Vietnam Veteran Works to Reunite Families with Their Fallen Heroes
Vietnam Veteran Works to Reunite Families with Their Fallen Heroes
Army veteran Johnie Webb, deputy of outreach and communications for the Defense POW/MIA Accounting Agency (DPAA), has spent much of the last 30 years helping reunite families with their fallen heroes.
The DPAA’s mission is to provide the fullest possible accounting of missing military personnel to their families and the nation.
A few years after serving in Vietnam, Webb was assigned to the Central Identification Laboratory and he was tasked with locating the remains of fellow servicemembers who never made it home.

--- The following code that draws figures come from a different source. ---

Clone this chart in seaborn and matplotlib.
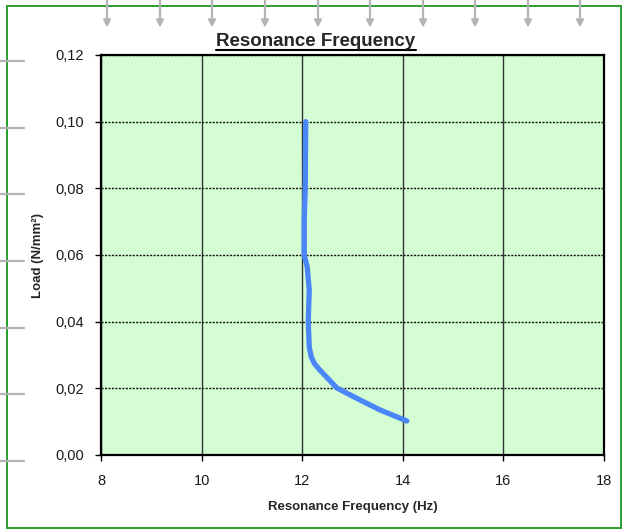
import matplotlib
matplotlib.use("Agg")
import matplotlib.pyplot as plt
from matplotlib.lines import Line2D
import pandas as pd
import seaborn as sns

# values
frequency_hz = [14.08, 13.55, 13.15, 12.69, 12.35, 12.24, 12.18, 12.14, 12.12, 12.14, 12.10, 12.04, 12.04, 12.06, 12.07]
load_nmm2 = [0.0102, 0.0135, 0.0165, 0.0201, 0.0255, 0.0275, 0.0294, 0.0324, 0.0400, 0.0495, 0.0564, 0.0600, 0.0705, 0.0800, 0.1000]

x_ticks = [8, 10, 12, 14, 16, 18]
y_ticks = [0.00, 0.02, 0.04, 0.06, 0.08, 0.10, 0.12]
y_tick_labels = ["0,00", "0,02", "0,04", "0,06", "0,08", "0,10", "0,12"]

df = pd.DataFrame({"freq": frequency_hz, "load": load_nmm2})

sns.set_style("white")
plt.rcParams["font.family"] = ["Liberation Sans", "DejaVu Sans"]

fig = plt.figure(figsize=(6.24, 5.32), dpi=100)
ax = fig.add_axes([101 / 624, 1 - 455 / 532, 503 / 624, 400 / 532])
ax.set_facecolor("#d4fdd4")

sns.lineplot(data=df, x="freq", y="load", sort=False, estimator=None, ax=ax,
             color="#4a86f8", linewidth=3.8, solid_capstyle="round",
             solid_joinstyle="round", zorder=3)

ax.set_xlim(8, 18)
ax.set_ylim(0, 0.12)
ax.set_xticks(x_ticks)
ax.set_yticks(y_ticks)
ax.set_yticklabels(y_tick_labels)
ax.tick_params(axis="both", labelsize=10.5, colors="black", length=4, width=1,
               direction="out", left=True, bottom=True)
ax.tick_params(axis="x", pad=10)
ax.tick_params(axis="y", pad=8)
for lab in ax.get_xticklabels() + ax.get_yticklabels():
    lab.set_color("#1a1a1a")

ax.xaxis.grid(True, color="#333333", linewidth=1.0, linestyle="-")
ax.yaxis.grid(True, color="#111111", linewidth=1.0, linestyle=(0, (1.5, 1)))
ax.set_axisbelow(True)
for sp in ax.spines.values():
    sp.set_visible(True)
    sp.set_color("black")
    sp.set_linewidth(1.6)

ax.set_xlabel("Resonance Frequency (Hz)", fontsize=9.5, fontweight="bold", labelpad=9)
ax.set_ylabel("Load (N/mm²)", fontsize=9.5, fontweight="bold", labelpad=8)

# underlined title
title = fig.text(316 / 624, 1 - 41 / 532, "Resonance Frequency", ha="center",
                 va="center", fontsize=13.5, fontweight="bold")
fig.canvas.draw()
bb = title.get_window_extent(fig.canvas.get_renderer()).transformed(fig.transFigure.inverted())
fig.add_artist(Line2D([bb.x0, bb.x1], [bb.y0 - 0.001, bb.y0 - 0.001],
                      transform=fig.transFigure, color="black", linewidth=1.5))

# green outer frame
fig.add_artist(plt.Rectangle((7 / 624, 1 - 528 / 532), 614 / 624, 522 / 532,
                             transform=fig.transFigure, fill=False,
                             edgecolor="#2e9e2e", linewidth=1.4))

# grey ruler marks
for yp in [61, 128, 194, 261, 328, 394, 461]:
    fig.add_artist(Line2D([0, 24 / 624], [1 - yp / 532] * 2, transform=fig.transFigure,
                          color="#b4b4b4", linewidth=1.6))
for xp in [107, 160, 212, 265, 318, 370, 423, 475, 528, 580]:
    fig.add_artist(Line2D([xp / 624] * 2, [1.0, 1 - 20 / 532], transform=fig.transFigure,
                          color="#b4b4b4", linewidth=1.6))
    fig.add_artist(plt.Polygon([[(xp - 3.5) / 624, 1 - 19 / 532],
                                [(xp + 3.5) / 624, 1 - 19 / 532],
                                [xp / 624, 1 - 26 / 532]],
                               transform=fig.transFigure, color="#b4b4b4"))

fig.savefig("out.png", dpi=100)
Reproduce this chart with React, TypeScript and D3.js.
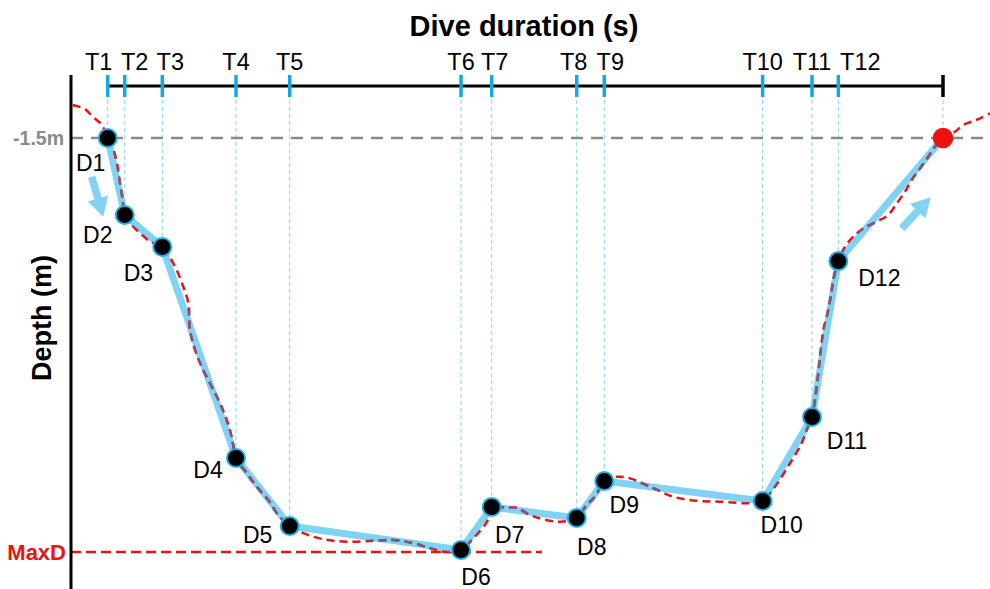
import React from "react";
import * as d3 from "d3";

// ---- data ----
const T_LABELS = ["T1", "T2", "T3", "T4", "T5", "T6", "T7", "T8", "T9", "T10", "T11", "T12"];
const T_TIMES = [0, 2.04, 6.54, 15.36, 21.79, 42.3, 45.97, 56.15, 59.45, 78.41, 84.32, 87.47];
const END_TIME = 100;
const D_LABELS = ["D1", "D2", "D3", "D4", "D5", "D6", "D7", "D8", "D9", "D10", "D11", "D12"];
const D_DEPTHS = [1.5, 4.94, 6.37, 15.8, 18.84, 19.91, 17.99, 18.48, 16.83, 17.72, 13.97, 7.0];
const END_DEPTH = 1.5;
const REF_DEPTH = 1.5;
const REF_LABEL = "-1.5m";
const MAX_DEPTH = 20;
const MAX_LABEL = "MaxD";
const MAXD_LINE_END_T = 52;
const X_TITLE = "Dive duration (s)";
const Y_TITLE = "Depth (m)";

// raw (recorded) dive profile
const PROFILE_T = [
  -4.19, -2.72, -1.76, -0.92, -0.44, 0.04, 0.63, 1.11, 1.47, 1.8, 2.04, 2.87, 3.87, 5.07, 6.54,
  8.06, 9.05, 9.65, 9.85, 10.45, 11.25, 12.45, 13.44, 14.25, 14.85, 15.36, 16.64, 17.84, 19.23,
  20.42, 21.79, 23.42, 25.81, 28.61, 31.8, 34.19, 36.59, 38.59, 40.18, 42.3, 43.77, 45.17, 45.77,
  45.97, 47.77, 48.96, 50.56, 52.15, 54.15, 56.15, 57.34, 58.34, 59.45, 60.94, 62.53, 65.32,
  67.71, 70.51, 73.3, 76.89, 78.41, 79.89, 81.68, 83.08, 83.68, 84.32, 84.67, 85.07, 85.36,
  85.75, 86.08, 86.56, 86.87, 87.47, 88.27, 89.26, 90.46, 92.06, 93.45, 94.46, 95.45, 96.25,
  97.25, 98.24, 99.04, 100, 101.43, 102.43, 103.44, 104.44, 105.64,
];
const PROFILE_D = [
  0.03, 0.21, 0.56, 0.83, 1.1, 1.5, 1.95, 2.62, 3.51, 4.27, 4.94, 5.39, 5.75, 6.13, 6.37, 7.25,
  8.15, 8.87, 10.08, 10.97, 11.72, 12.61, 13.34, 14.1, 14.85, 15.8, 16.47, 17.08, 17.68, 18.35,
  18.84, 19.16, 19.43, 19.54, 19.5, 19.46, 19.61, 19.83, 19.99, 19.91, 19.39, 18.79, 18.35, 17.99,
  18.02, 18.02, 18.35, 18.54, 18.65, 18.48, 17.9, 17.53, 16.83, 16.64, 16.71, 17.15, 17.53,
  17.71, 17.75, 17.82, 17.72, 17.08, 16.04, 15.14, 14.55, 13.97, 13.21, 12.02, 10.97, 9.93,
  9.49, 8.59, 7.85, 7.0, 6.36, 5.91, 5.54, 5.24, 4.94, 4.42, 3.9, 3.38, 2.86, 2.34, 1.89, 1.5,
  1.22, 0.92, 0.77, 0.62, 0.4,
];

// direction arrows (time, depth): start -> tip
const ARROW_START_T = [-1.92, 95.06];
const ARROW_START_D = [3.23, 5.54];
const ARROW_TIP_T = [-0.53, 98.53];
const ARROW_TIP_D = [5.02, 4.15];

// ---- layout / style ----
const W = 990;
const H = 589;
const AXIS_Y = 86;
const AXIS_X = 71;
const FONT = "'Liberation Sans', Arial, Helvetica, sans-serif";
const T_LABEL_DX = [-9, 10, 8, 0, 0, 0, 3, -3, 6, 0, 0, 22];
const D_LABEL_OFF: [number, number][] = [
  [-17, 25], [-27, 20], [-24, 26], [-28, 12], [-32, 9], [15, 27],
  [18, 28], [15, 29], [20, 24], [19, 24], [35, 24], [41, 17],
];
const BLUE_LINE = "#80d3f4";
const BLUE_TICK = "#12a8e6";
const BLUE_STROKE = "#1cb0ea";
const RED = "#ee1111";
const MAUVE = "#7c5a78";

export default function App() {
  const x = d3.scaleLinear().domain([0, END_TIME]).range([107.7, 943]);
  const y = d3.scaleLinear().domain([0, MAX_DEPTH]).range([104.4, 552]);

  const pts: [number, number][] = D_DEPTHS.map((d, i) => [x(T_TIMES[i]), y(d)]);
  const allPts: [number, number][] = [...pts, [x(END_TIME), y(END_DEPTH)]];
  const blueLine = d3.line()(allPts) || "";

  const profile = d3
    .line<number>()
    .x((_, i) => x(PROFILE_T[i]))
    .y((d) => y(d))
    .curve(d3.curveCatmullRom.alpha(0.5))(PROFILE_D) || "";

  const arrows = ARROW_START_T.map((_, i) => {
    const sx = x(ARROW_START_T[i]);
    const sy = y(ARROW_START_D[i]);
    const tx = x(ARROW_TIP_T[i]);
    const ty = y(ARROW_TIP_D[i]);
    const dx = tx - sx;
    const dy = ty - sy;
    const len = Math.hypot(dx, dy);
    const ux = dx / len;
    const uy = dy / len;
    const px = -uy;
    const py = ux;
    const headL = 19;
    const headW = 10.5;
    const shaftW = 3.8;
    const bx = tx - ux * headL;
    const by = ty - uy * headL;
    const p = [
      [sx + px * shaftW, sy + py * shaftW],
      [bx + px * shaftW, by + py * shaftW],
      [bx + px * headW, by + py * headW],
      [tx, ty],
      [bx - px * headW, by - py * headW],
      [bx - px * shaftW, by - py * shaftW],
      [sx - px * shaftW, sy - py * shaftW],
    ];
    return "M" + p.map((q) => q.join(",")).join("L") + "Z";
  });

  return (
    <svg
      width={W}
      height={H}
      style={{ position: "absolute", left: 0, top: 0, background: "#fff" }}
      fontFamily={FONT}
    >
      <defs>
        <mask id="blueMask" maskUnits="userSpaceOnUse" x={0} y={0} width={W} height={H}>
          <rect x={0} y={0} width={W} height={H} fill="black" />
          <path d={blueLine} fill="none" stroke="white" strokeWidth={7} strokeLinejoin="round" />
        </mask>
      </defs>

      {/* titles */}
      <text x={524} y={36} textAnchor="middle" fontSize={29} fontWeight="bold" fill="#000">
        {X_TITLE}
      </text>
      <text
        transform="translate(42,318) rotate(-90)"
        textAnchor="middle"
        dominantBaseline="central"
        fontSize={27}
        fontWeight="bold"
        fill="#000"
      >
        {Y_TITLE}
      </text>

      {/* drop lines */}
      {allPts.map(([px, py], i) => (
        <line
          key={"drop" + i}
          x1={px}
          x2={px}
          y1={AXIS_Y}
          y2={py}
          stroke="#7fd5f6"
          strokeWidth={1}
          strokeDasharray="4,3"
        />
      ))}

      {/* reference lines */}
      <line
        x1={AXIS_X}
        x2={W}
        y1={y(REF_DEPTH)}
        y2={y(REF_DEPTH)}
        stroke="#8a8a8a"
        strokeWidth={2.5}
        strokeDasharray="12,8"
      />
      <text
        x={64}
        y={y(REF_DEPTH)}
        textAnchor="end"
        dominantBaseline="central"
        fontSize={19.5}
        fontWeight="bold"
        fill="#8a8a8a"
      >
        {REF_LABEL}
      </text>
      <line
        x1={AXIS_X}
        x2={x(MAXD_LINE_END_T)}
        y1={y(MAX_DEPTH)}
        y2={y(MAX_DEPTH)}
        stroke={RED}
        strokeWidth={2.5}
        strokeDasharray="10,5"
      />
      <text
        x={66}
        y={y(MAX_DEPTH)}
        textAnchor="end"
        dominantBaseline="central"
        fontSize={22}
        fontWeight="bold"
        fill={RED}
      >
        {MAX_LABEL}
      </text>

      {/* top axis */}
      <line x1={x(0)} x2={x(END_TIME)} y1={AXIS_Y} y2={AXIS_Y} stroke="#000" strokeWidth={3} />
      {T_TIMES.map((t, i) => (
        <g key={"tick" + i}>
          <line x1={x(t)} x2={x(t)} y1={AXIS_Y - 11} y2={AXIS_Y + 11} stroke={BLUE_TICK} strokeWidth={3.5} />
          <text x={x(t) + T_LABEL_DX[i]} y={70} textAnchor="middle" fontSize={23.5} fill="#000">
            {T_LABELS[i]}
          </text>
        </g>
      ))}
      <line x1={x(END_TIME)} x2={x(END_TIME)} y1={AXIS_Y - 11} y2={AXIS_Y + 11} stroke="#000" strokeWidth={3.5} />

      {/* left axis */}
      <line x1={AXIS_X} x2={AXIS_X} y1={75} y2={H} stroke="#000" strokeWidth={3} />

      {/* simplified profile */}
      <path d={blueLine} fill="none" stroke={BLUE_LINE} strokeWidth={7} strokeLinejoin="round" />

      {/* recorded profile */}
      <path d={profile} fill="none" stroke={RED} strokeWidth={2.5} strokeDasharray="8,5" />
      <path
        d={profile}
        fill="none"
        stroke={MAUVE}
        strokeWidth={2.5}
        strokeDasharray="8,5"
        mask="url(#blueMask)"
      />

      {/* arrows */}
      {arrows.map((d, i) => (
        <path key={"arr" + i} d={d} fill={BLUE_LINE} />
      ))}

      {/* points */}
      {pts.map(([px, py], i) => (
        <circle key={"pt" + i} cx={px} cy={py} r={9} fill="#000" stroke={BLUE_STROKE} strokeWidth={2} />
      ))}
      <circle cx={x(END_TIME)} cy={y(END_DEPTH)} r={10.3} fill={RED} />

      {/* point labels */}
      {pts.map(([px, py], i) => (
        <text
          key={"lbl" + i}
          x={px + D_LABEL_OFF[i][0]}
          y={py + D_LABEL_OFF[i][1]}
          textAnchor="middle"
          dominantBaseline="central"
          fontSize={23}
          fill="#000"
        >
          {D_LABELS[i]}
        </text>
      ))}
    </svg>
  );
}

Then, in 1985, Webb was chosen to lead the first recovery team into Vietnam to search for the remains of the victims of a B-52 bomber crash site near Hanoi.
Today, the DPAA teams work with the Vietnamese government as they search for roughly 1,600 Americans missing from that war.
The agency’s mission has expanded to include recovery efforts from World War II, the Korean War, the Cold War and other conflicts.
Now 72 years old, Webb’s main role is to keep families and veterans service organizations up to date on DPAA’s efforts.
This is important since a site can take months or even years to excavate, and if the tedious process should reveal human remains, it can take even longer to identify them.
On June 12, 2018, President Donald Trump and North Korean leader Kim Jong Un recommitted to recovering and immediately repatriating the remains of prisoners of war and soldiers declared missing in action during the Korean War as part of a denuclearization agreement signed in Singapore.
In a statement signed by both leaders, the countries agreed to the recovery of the remains and the immediate repatriation of those already identified.
Nearly 7,800 American troops remain unaccounted for from the 1950-53 war in the Korean Peninsula. About 5,300 were lost in North Korea.